In contrast, the Transformers standee actually adds dimensionality with various layers of printed lugs affixed on top of other sections of the large format print standee.

To begin with, let me describe the Transformers: Age of Extinction standee. It is what looks like a dinosaur with one foot on the wide and narrow standee base and one foot out in front on the floor. On the back of the creature is a figure clad in armor with a sword raised high.

The base is three dimensional in that it has length, width, and depth. It is a wide rectangular pedestal with a cardboard post to which the flat torso of the dinosaur creature has been attached. The dinosaur is a silhouette, diecut from a custom printing sheet and laminated to chipboard. However, attached to the flat torso are numerous “lugs.” These lugs are much smaller, diecut portions of the legs, torso, head, and arms of the animal. The printing on the lugs exactly matches the printing on the base level below them. In addition, the lugs rise up slightly on perpendicular tabs, and the lugs are positioned over or under one another in layers.

My fiancee and I must have attached at least thirty such lugs during assembly, building outward from the flat torso of the beast. Some lugs resembled vertebrae. Others seemed to be portions of the animal’s flared nostrils and glowing eyes. Granted, everything had somewhat of a metallic effect as well, since the creature seemed to be a cross between a living being and a machine.

What made the finished product so interesting was the almost baroque intricacy of the scales and vertebrae, each set at a different distance from the base flat image of the animal. The overall, three-dimensional effect was staggering.

An Alternate Version of the Standee

Ironically, we will be installing another version of the Transformers standee in a day or so at another movie theater, and even though the first version seemed large and imposing when we finished assembly, the second version will be almost twice its size (the first is eight feet; the second will be thirteen feet). I have seen the instructions, and they seem to be almost identical to those for the smaller version, except for the size of the pieces.

I have paid close attention this year to the subtle differences between standees sent to different movie theaters promoting the same movie. Some have included more or fewer characters in the display. Some have been three-dimensional and even motorized, while alternate versions have been simple, large, flat posters of the exact same image. So seeing an alternate version of a large format print standee that mirrors the design of another but at a much larger size piques my curiosity.

The Support Within the Standee Base

Standees are not only three dimensional promotional pieces. They are also interactive, and kids will often climb on them. So I was interested and pleased to see the intricate system of cardboard supports placed within the base of the standee to ensure its durability and avoid injury to anyone who might climb aboard.
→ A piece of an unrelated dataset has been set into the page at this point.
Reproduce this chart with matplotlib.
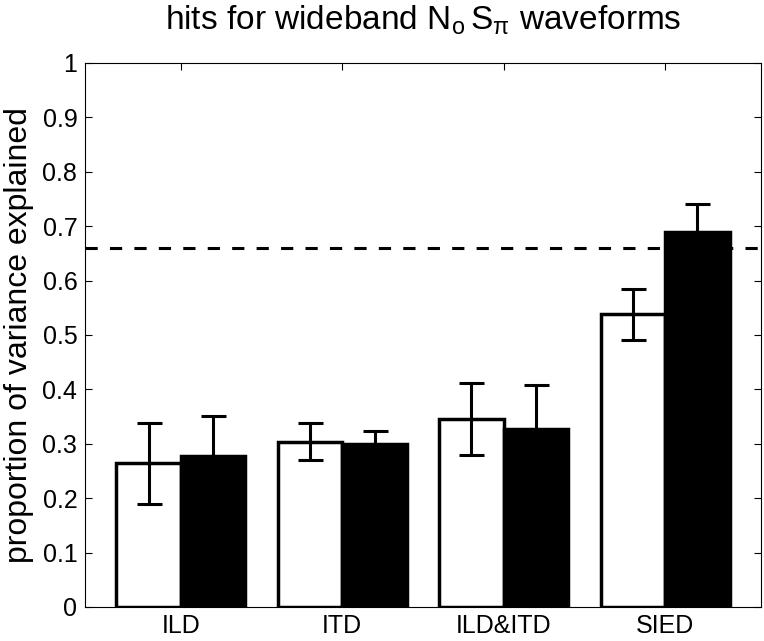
import numpy as np
import matplotlib.pyplot as plt

plt.rcParams['font.family'] = ['Liberation Sans', 'DejaVu Sans']
plt.rcParams['mathtext.fontset'] = 'custom'
plt.rcParams['mathtext.rm'] = 'Liberation Sans'

conditions = ['ILD', 'ITD', 'ILD&ITD', 'SIED']
white_vals = [0.264, 0.304, 0.346, 0.538]
white_err = [0.074, 0.034, 0.066, 0.047]
black_vals = [0.278, 0.299, 0.328, 0.690]
black_err = [0.074, 0.025, 0.080, 0.050]
ceiling = 0.66

fig = plt.figure(figsize=(7.64, 6.41), dpi=100)
ax = fig.add_axes([85/764, 34/641, 676/764, 544/641])

x = np.arange(1, len(conditions) + 1)
w = 0.4
ax.bar(x - w/2, white_vals, w, color='white', edgecolor='black', linewidth=2.5, zorder=2)
ax.bar(x + w/2, black_vals, w, color='black', edgecolor='black', linewidth=2.5, zorder=2)
ax.errorbar(x - w/2, white_vals, yerr=white_err, fmt='none', ecolor='black',
            elinewidth=2.2, capsize=9, capthick=2.2, zorder=3)
ax.errorbar(x + w/2, black_vals, yerr=black_err, fmt='none', ecolor='black',
            elinewidth=2.2, capsize=9, capthick=2.2, zorder=3)
ax.axhline(ceiling, color='black', linestyle=(0, (4, 4)), linewidth=2.2, zorder=4)

ax.set_xlim(0.406, 4.594)
ax.set_ylim(0, 1)
ax.set_xticks(x)
ax.set_xticklabels(conditions, fontsize=18)
ax.set_yticks(np.arange(0, 1.01, 0.1))
ax.set_yticklabels(['0'] + ['%.1f' % v for v in np.arange(0.1, 0.95, 0.1)] + ['1'], fontsize=18)
ax.tick_params(direction='in', top=True, right=True, length=5, width=0.8)
ax.tick_params(axis='y', pad=5.5)
ax.tick_params(axis='x', pad=5)
for s in ax.spines.values():
    s.set_linewidth(0.8)

ax.set_ylabel('proportion of variance explained', fontsize=23, labelpad=6)
ax.set_title(r'hits for wideband N$_{\mathregular{o}}\,$S$_{\mathregular{\pi}}$ waveforms',
             fontsize=24, pad=24)

fig.savefig('out.png', dpi=100)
Using a system of cardboard struts placed at right angles to one another in a checkerboard pattern, the standee designer had created a robust support system inside the rectangular pedestal. I’m sure it also added weight to the support base to keep the dinosaur-like creature from falling over, but what surprised me was the apparent strength of the pedestal, which was made of nothing but paper.
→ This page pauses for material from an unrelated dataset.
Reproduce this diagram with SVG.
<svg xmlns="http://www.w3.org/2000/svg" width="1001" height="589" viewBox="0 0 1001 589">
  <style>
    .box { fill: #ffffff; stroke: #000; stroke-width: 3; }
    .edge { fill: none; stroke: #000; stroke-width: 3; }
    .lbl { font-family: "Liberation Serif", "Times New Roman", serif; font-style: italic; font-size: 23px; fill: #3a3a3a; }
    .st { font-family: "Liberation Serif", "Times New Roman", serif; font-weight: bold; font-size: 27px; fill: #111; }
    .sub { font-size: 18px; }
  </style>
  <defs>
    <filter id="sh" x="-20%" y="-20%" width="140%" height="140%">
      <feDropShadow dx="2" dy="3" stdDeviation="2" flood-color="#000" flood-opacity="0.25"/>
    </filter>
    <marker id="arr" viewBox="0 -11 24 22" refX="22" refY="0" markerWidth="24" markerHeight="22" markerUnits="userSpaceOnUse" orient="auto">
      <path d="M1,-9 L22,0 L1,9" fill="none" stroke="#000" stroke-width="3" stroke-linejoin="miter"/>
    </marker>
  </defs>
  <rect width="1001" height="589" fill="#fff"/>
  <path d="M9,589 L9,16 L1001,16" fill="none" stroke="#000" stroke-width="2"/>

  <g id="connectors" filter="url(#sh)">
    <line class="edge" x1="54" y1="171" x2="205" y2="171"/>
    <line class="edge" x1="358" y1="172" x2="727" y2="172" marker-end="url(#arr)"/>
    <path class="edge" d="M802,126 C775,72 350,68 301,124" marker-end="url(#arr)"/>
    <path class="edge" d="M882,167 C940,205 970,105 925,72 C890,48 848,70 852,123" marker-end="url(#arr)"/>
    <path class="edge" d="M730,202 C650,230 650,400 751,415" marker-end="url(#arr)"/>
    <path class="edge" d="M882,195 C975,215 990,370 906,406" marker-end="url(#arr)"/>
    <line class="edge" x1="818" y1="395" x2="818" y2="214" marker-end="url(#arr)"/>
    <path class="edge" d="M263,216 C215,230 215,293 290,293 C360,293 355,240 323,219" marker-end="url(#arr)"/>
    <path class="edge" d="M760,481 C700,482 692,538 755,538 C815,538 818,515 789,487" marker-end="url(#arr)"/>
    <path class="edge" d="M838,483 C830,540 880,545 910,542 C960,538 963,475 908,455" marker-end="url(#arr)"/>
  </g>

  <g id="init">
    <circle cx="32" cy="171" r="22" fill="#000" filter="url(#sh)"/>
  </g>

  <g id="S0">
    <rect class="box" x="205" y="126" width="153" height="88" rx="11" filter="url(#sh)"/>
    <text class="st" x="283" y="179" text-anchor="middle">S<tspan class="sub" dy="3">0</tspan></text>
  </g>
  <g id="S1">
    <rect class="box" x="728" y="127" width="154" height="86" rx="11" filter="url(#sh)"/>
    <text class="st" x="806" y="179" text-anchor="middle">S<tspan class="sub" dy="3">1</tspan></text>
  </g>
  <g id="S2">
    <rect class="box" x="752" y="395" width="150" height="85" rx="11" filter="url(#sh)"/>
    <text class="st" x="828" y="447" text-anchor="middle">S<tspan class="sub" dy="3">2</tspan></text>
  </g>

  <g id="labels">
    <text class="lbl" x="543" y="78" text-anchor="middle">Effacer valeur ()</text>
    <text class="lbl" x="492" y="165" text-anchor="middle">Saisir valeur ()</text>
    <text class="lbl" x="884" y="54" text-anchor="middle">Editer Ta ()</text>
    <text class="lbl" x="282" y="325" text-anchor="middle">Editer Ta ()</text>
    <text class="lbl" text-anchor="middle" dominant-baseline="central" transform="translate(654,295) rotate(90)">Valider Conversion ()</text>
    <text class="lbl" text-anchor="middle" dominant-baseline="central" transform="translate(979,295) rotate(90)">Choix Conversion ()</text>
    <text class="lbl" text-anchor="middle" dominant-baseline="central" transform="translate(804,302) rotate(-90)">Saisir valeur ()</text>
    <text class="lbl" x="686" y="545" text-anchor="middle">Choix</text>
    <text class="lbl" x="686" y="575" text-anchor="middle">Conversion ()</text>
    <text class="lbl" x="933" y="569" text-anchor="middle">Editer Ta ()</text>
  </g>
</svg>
What You Can Learn from this Case Study

Here are three take-aways, which you might apply to your own point of purchase or large format print design:

    1. Go beyond a flat image on paper if you’re designing large format print signage. Consider adding levels or layers to create dimensionality. Diecutting silhouettes can be powerful, but creating the illusion of depth can be even more striking.

 

    1. Consider the size of your large format print. How dramatic would it be at twice the size you had initially planned? Of course, this might also blow your budget, but for the right project, it bears consideration.

 

  1. Keep safety and durability in mind. You can design something made of chipboard or corrugated board, and with a little ingenuity in its construction, you can create a product with a level of durability you might find surprising.